WDBQ
- Dubuque, Iowa; United States;
- Broadcast area: Dubuque and Vicinity
- Frequency: 1490 kHz
- Branding: WDBQ NewsTalk 1490 AM

Programming
- Format: News/talk/sports
- Affiliations: ABC News Radio; Fox News Radio; CBS Sports Radio; Premiere Networks; Westwood One; Chicago Cubs Radio Network; Iowa Hawkeyes football;

Ownership
- Owner: Townsquare Media; (Townsquare License, LLC);
- Sister stations: KLYV, KXGE, WDBQ-FM, WJOD

History
- First air date: 1925
- Former call signs: WKBB (1925–1951)
- Former frequencies: 1400 kHz (1925–1928); 1310 kHz (1928–1933); 1500 kHz (1933–1941);
- Call sign meaning: Dubuque

Technical information
- Licensing authority: FCC
- Facility ID: 12705
- Class: C
- Power: 1,000 watts unlimited
- Transmitter coordinates: 42°30′10″N 90°42′24″W﻿ / ﻿42.50278°N 90.70667°W

Links
- Public license information: Public file; LMS;
- Website: wdbqam.com

= WDBQ (AM) =

WDBQ (1490 kHz) is an AM radio station broadcasting a talk radio format. Located in Dubuque, Iowa, United States, the station is owned by Townsquare Media and licensed to Townsquare License, LLC.

The station is one of six on the Iowa AM broadcast band, where stations are normally assigned call letters beginning with K, with a call sign beginning with W. Although the five other call signs were granted before the boundary between K and W call signs was moved to the Mississippi River in 1923, WKBB was allowed to keep its W call sign when it moved from western Illinois in 1939, and again in 1951, when it changed from WKBB to WDBQ in order to have the same base call sign as its FM station – an exception also granted to WSUI and WMT elsewhere in Iowa.

==History==
The station was first licensed, as WKBB, on September 30, 1925, to Sanders Brothers at 607 Jefferson Street in Joliet, Illinois, for operation on 1400 kHz. The call sign was randomly issued from a sequential roster of available call letters.

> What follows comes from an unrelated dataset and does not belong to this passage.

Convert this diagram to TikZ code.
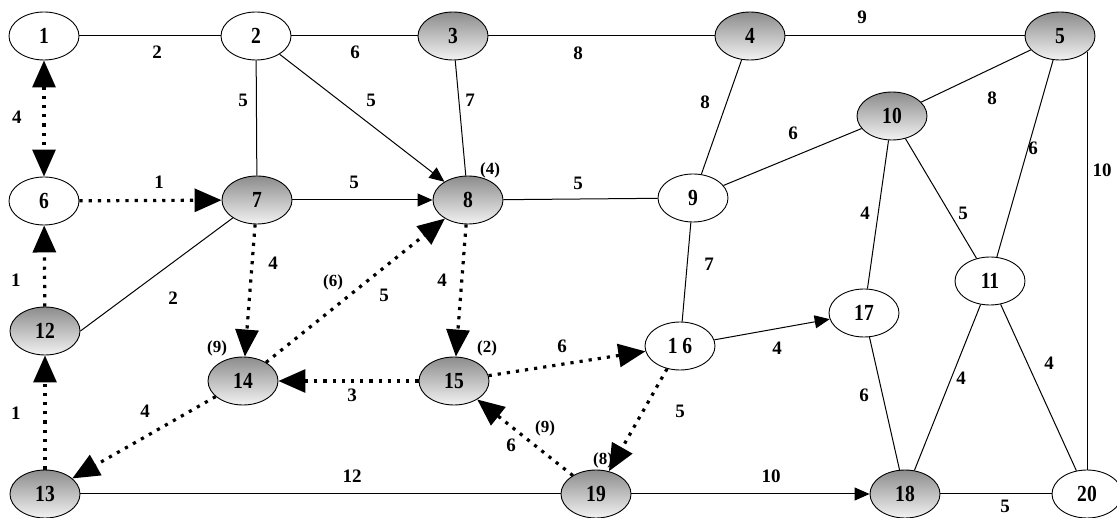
\documentclass[tikz,border=0pt]{standalone}
\usepackage{fontspec}
\setmainfont{Liberation Serif}
\newfontfamily\vertexfont[FakeStretch=0.85]{Liberation Serif}
\usetikzlibrary{arrows.meta,shapes.geometric}
\tikzset{
    vertex/.style={
        ellipse, draw, line width=0.9pt,
        minimum width=70pt, minimum height=48pt, inner sep=0pt,
        fill=white,
        font=\vertexfont\bfseries\fontsize{23}{23}\selectfont
    },
    marked/.style={
        vertex,
        top color=black!45, bottom color=black!5
    },
    line/.style={
        line width=1pt
    },
    arrow/.style={
        line,
        -{Triangle[length=15pt, width=13pt]}
    },
    dotline/.style={
        line width=3.2pt,
        dash pattern=on 3.2pt off 6pt
    },
    dotarrow/.style={
        dotline,
        -{Triangle[length=27pt, width=23pt]}
    },
    dotboth/.style={
        dotline,
        {Triangle[length=27pt, width=23pt]}-{Triangle[length=27pt, width=23pt]}
    },
    weight/.style={
        inner sep=0pt,
        font=\bfseries\fontsize{19}{19}\selectfont
    },
    note/.style={
        inner sep=0pt,
        font=\bfseries\fontsize{17}{17}\selectfont
    }
}

\begin{document}
\begin{tikzpicture}[x=1pt, y=-1pt]
    \useasboundingbox (0, 0) rectangle (1117, 518);

    % vertices
    \node [vertex] (n1) at (44, 36) {1};
    \node [vertex] (n2) at (256, 36) {2};
    \node [marked] (n3) at (453, 36) {3};
    \node [marked] (n4) at (750, 36) {4};
    \node [marked] (n5) at (1060, 36) {5};
    \node [vertex] (n6) at (44, 201) {6};
    \node [marked] (n7) at (257, 200) {7};
    \node [marked] (n8) at (468, 200) {8};
    \node [vertex] (n9) at (693, 198) {9};
    \node [marked] (n10) at (892, 116) {10};
    \node [vertex] (n11) at (990, 281) {11};
    \node [marked] (n12) at (45, 331) {12};
    \node [marked] (n13) at (45, 494) {13};
    \node [marked] (n14) at (243, 381) {14};
    \node [marked] (n15) at (454, 381) {15};
    \node [vertex] (n16) at (680, 346) {1 6};
    \node [vertex] (n17) at (864, 313) {17};
    \node [marked] (n18) at (905, 494) {18};
    \node [marked] (n19) at (596, 494) {19};
    \node [vertex] (n20) at (1087, 494) {20};

    % solid edges
    \draw [line] (n1) -- (n2);
    \draw [line] (n2) -- (n3);
    \draw [line] (n3) -- (n4);
    \draw [line] (n4) -- (n5);
    \draw [line] (n20.north) -- (n20.north |- n5.-30);
    \draw [line] (n2) -- (n7);
    \draw [arrow] (n2) -- (n8);
    \draw [line] (n3) -- (n8);
    \draw [arrow] (n7) -- (n8);
    \draw [line] (n8) -- (n9);
    \draw [line] (n4) -- (n9);
    \draw [line] (n9) -- (n10);
    \draw [line] (n10) -- (n5);
    \draw [line] (n5) -- (n11);
    \draw [line] (n10) -- (n11);
    \draw [line] (n10) -- (n17);
    \draw [line] (n9) -- (n16);
    \draw [arrow] (n16) -- (n17);
    \draw [line] (n17) -- (n18);
    \draw [line] (n11) -- (n18);
    \draw [line] (n11) -- (n20);
    \draw [line] (n18) -- (n20);
    \draw [arrow] (n19) -- (n18);
    \draw [line] (n13) -- (n19);
    \draw [line] (n7) -- (n12.east);

    % dotted edges
    \draw [dotboth] (n1) -- (n6);
    \draw [dotarrow] (n6) -- (n7);
    \draw [dotarrow] (n12) -- (n6);
    \draw [dotarrow] (n13) -- (n12);
    \draw [dotarrow] (n7) -- (n14);
    \draw [dotarrow] (n14) -- (n8);
    \draw [dotarrow] (n8) -- (n15);
    \draw [dotarrow] (n15) -- (n14);
    \draw [dotarrow] (n14) -- (n13);
    \draw [dotarrow] (n15) -- (n16);
    \draw [dotarrow] (n16) -- (n19);
    \draw [dotarrow] (n19) -- (n15);

    % weights
    \foreach \x/\y/\w [count=\k] in {
        157/52/2, 355/52/6, 578/53/8, 862/17/9, 1102/170/10,
        17/117/4, 159/182/1, 354/182/5, 578/183/5,
        243/100/5, 371/100/5, 470/100/7, 705/102/8,
        793/133/6, 992/98/8, 1033/148/6, 865/213/4, 963/213/5,
        709/264/7, 16/280/1, 173/298/2, 273/263/4, 384/295/5,
        442/280/4, 352/395/3, 562/346/6, 777/348/4, 864/395/6,
        961/378/4, 1049/363/4, 16/413/1, 145/411/4, 680/411/5,
        511/445/6, 352/476/12, 771/476/10, 1005/506/5} {
        \node [weight] (w\k) at (\x, \y) {\w};
    }

    % labels in brackets
    \foreach \x/\y/\w [count=\k] in {
        490/170/4, 217/348/9, 333/282/6, 487/348/2, 545/428/9, 603/460/8} {
        \node [note] (p\k) at (\x, \y) {(\w)};
    }
\end{tikzpicture}
\end{document}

Following the establishment of the Federal Radio Commission (FRC), stations were initially issued a series of temporary authorizations starting on May 3, 1927. In addition, they were informed that if they wanted to continue operating, they needed to file a formal license application by January 15, 1928, as the first step in determining whether they met the new "public interest, convenience, or necessity" standard. On May 25, 1928, the FRC issued General Order 32, which notified 164 stations, including WKBB, that "From an examination of your application for future license it does not find that public interest, convenience, or necessity would be served by granting it." As part of its review, the FRC announced that WKBB had been eliminated, by consolidating with another Joliet station, WCLS. However, WKBB actually successfully convinced the commission that it should remain licensed, and on November 11, 1928, when the FRC made a major reallocation of station transmitting frequencies as part of a reorganization resulting from its implementation of General Order 40, WKBB was assigned to 1310 kHz, sharing time with WCLS and three other stations.

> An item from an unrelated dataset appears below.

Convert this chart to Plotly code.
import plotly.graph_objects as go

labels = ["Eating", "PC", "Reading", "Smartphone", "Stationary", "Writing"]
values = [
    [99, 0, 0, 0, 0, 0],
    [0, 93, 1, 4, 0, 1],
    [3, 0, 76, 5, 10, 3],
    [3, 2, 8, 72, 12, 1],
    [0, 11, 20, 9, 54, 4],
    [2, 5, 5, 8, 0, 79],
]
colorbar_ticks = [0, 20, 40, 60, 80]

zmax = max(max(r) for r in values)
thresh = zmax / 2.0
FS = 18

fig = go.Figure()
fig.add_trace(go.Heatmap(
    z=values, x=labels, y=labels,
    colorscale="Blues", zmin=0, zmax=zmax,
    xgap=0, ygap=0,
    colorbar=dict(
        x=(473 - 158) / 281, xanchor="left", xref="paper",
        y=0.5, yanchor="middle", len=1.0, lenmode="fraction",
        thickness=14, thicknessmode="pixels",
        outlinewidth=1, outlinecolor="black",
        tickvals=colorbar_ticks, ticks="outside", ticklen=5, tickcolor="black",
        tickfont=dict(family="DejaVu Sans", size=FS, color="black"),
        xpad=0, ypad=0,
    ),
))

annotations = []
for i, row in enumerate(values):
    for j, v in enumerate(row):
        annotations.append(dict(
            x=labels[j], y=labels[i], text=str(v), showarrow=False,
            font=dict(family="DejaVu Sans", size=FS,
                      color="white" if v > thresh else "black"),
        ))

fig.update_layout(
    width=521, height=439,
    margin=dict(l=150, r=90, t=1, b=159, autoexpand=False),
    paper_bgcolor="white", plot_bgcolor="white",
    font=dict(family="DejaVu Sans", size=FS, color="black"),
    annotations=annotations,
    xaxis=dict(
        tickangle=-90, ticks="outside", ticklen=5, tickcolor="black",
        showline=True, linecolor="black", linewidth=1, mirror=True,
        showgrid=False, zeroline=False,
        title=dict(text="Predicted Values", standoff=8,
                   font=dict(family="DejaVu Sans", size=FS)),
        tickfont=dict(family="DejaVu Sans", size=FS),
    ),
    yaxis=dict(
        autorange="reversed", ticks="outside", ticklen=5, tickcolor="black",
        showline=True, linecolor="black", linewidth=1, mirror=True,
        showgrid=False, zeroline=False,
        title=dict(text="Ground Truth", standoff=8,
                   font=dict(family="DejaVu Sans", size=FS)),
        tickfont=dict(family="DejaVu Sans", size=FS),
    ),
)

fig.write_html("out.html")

In 1931, the station's ownership wanted to move WKBB to Dubuque, Iowa, which did not have any radio stations. However, the complicated licensing quota system put into place by the Davis Amendment to the Radio Act of 1927 limited the number of stations that could be assigned to various states, and at this time Iowa was above its quota limit, so the FRC had to prohibit station relocations to that state. Blocked from making its preferred move, WKBB's application was modified to instead relocate within Illinois, to East Dubuque, just across the state line from Dubuque. This was granted in 1932 over the objections of the Dubuque Telegraph Herald, which desired to build its own station but could not due to the quota restriction. The Davis Amendment was repealed in 1936; WKBB received permission to move from 1310 to 1500 kHz and relocate to Dubuque the next year. On March 29, 1941, most of the stations on 1500 kHz, including WKBB, were moved to 1490 kHz, its location ever since, as part of the implementation of the North American Regional Broadcasting Agreement.

As of September 2009, WDBQ's weekday programming includes Michael Smerconish, Laura Ingraham, Rush Limbaugh, Sean Hannity and Fred Thompson. Sports on WDBQ includes the Chicago Cubs, Chicago Bulls, and Chicago Bears as well as Loras College football and basketball, high school sports, The Indy Racing League and ESPN Radio. Kim Komando's technology advice show can be heard Saturday mornings.

On August 30, 2013, a deal was announced in which Cumulus Media would swap its stations in Dubuque (including WDBQ) and Poughkeepsie, New York, to Townsquare Media in exchange for Peak Broadcasting's stations in Fresno, California. The deal was part of Cumulus' acquisition of Dial Global; Townsquare, Peak, and Dial Global were all controlled by Oaktree Capital Management. The transaction was consummated effective November 14, 2013.